Com a substituição gradual do transporte agrícola pelo sistema ferroviário, a economia estimada seria de 30%, devido a maior capacidade dos trens. Outro problema, no entanto, é que a grande maioria (22 mil quilômetros de um total de 29 mil) das ferrovias brasileiras foi construída com bitola métrica, um método considerado ultrapassado e menos seguro.

“É necessário que tenhamos projeto de país e não de governo. Em empreendimentos rodoviários também é mais fácil fazer desvios, e sem inaugurar a obra como um todo já é possível utilizar trechos. Já nas ferrovias, não é possível a operação se 1,0 m sequer estiver sem trilhos.
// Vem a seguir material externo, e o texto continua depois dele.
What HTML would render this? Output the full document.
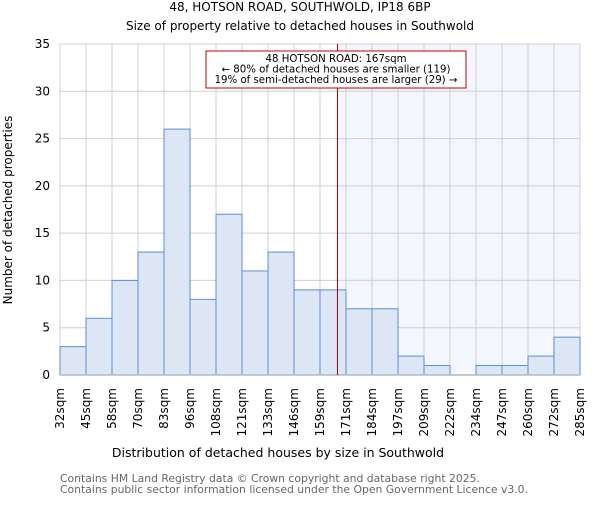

Portanto, tem-se uma mistura de interesse político e financeiro. De fato, o investimento em transportes no Brasil precisa acontecer em todos os modos de transportes, pois todos estão precários. O problema é estrutural, pois precisamos inclusive de mão de obra especializada”, concluiu George.

Ferrovias transportam apenas cargas?

Globalmente, 1,9 bilhão de pessoas utilizam o transporte ferroviário diariamente. As ferrovias ocupam a terceira posição como modal mais comum no critério de “distância percorrida”, e de acordo com dados da Universität Mannheim, Alemanha, essa forma de transporte está se tornando cada vez mais prevalente. A falha do Brasil em integrar efetivamente os trilhos em sua estratégia de transporte urbano é vista pelos pesquisadores como um reflexo de “um modelo de crescimento deficiente”.

Apesar de ocupar a 9ª posição em extensão total de sua malha ferroviária, o Brasil cai para a 103ª posição quando se leva em conta a área territorial total dividida por quilômetro de ferrovia. Além disso, os trens no Brasil são predominantemente utilizados para transporte de carga, com uma presença limitada no transporte de passageiros.

“As ferrovias no Brasil não transportam apenas carga, transportam majoritariamente carga, o que são coisas diferentes. Isso porque temos o transporte de passageiros concomitante com cargas na Estrada de Ferro Carajás (EFC) e na Estrada de Ferro Vitória Minas (EFVM), ambas operadas pela VALE”, pontuou George Wilton.

Na década de 90, quando do início das concessões da operação ferroviária à iniciativa privada e extinção da Rede Ferroviária Federal S.A. (RFFSA), os contratos foram realizados prevendo majoritariamente o transporte de cargas. Tais contratos são de 30 anos (vencendo entre 2026 e 2028, principalmente), podendo ser prorrogáveis por mais 30 anos, sendo que recentemente foram/estão sendo prorrogados antecipadamente. “O que na minha humilde opinião seria o momento ideal para tentar viabilizar, junto às concessionárias, mais transportes de passageiros entre regiões estratégicas”, finaliza Wilton.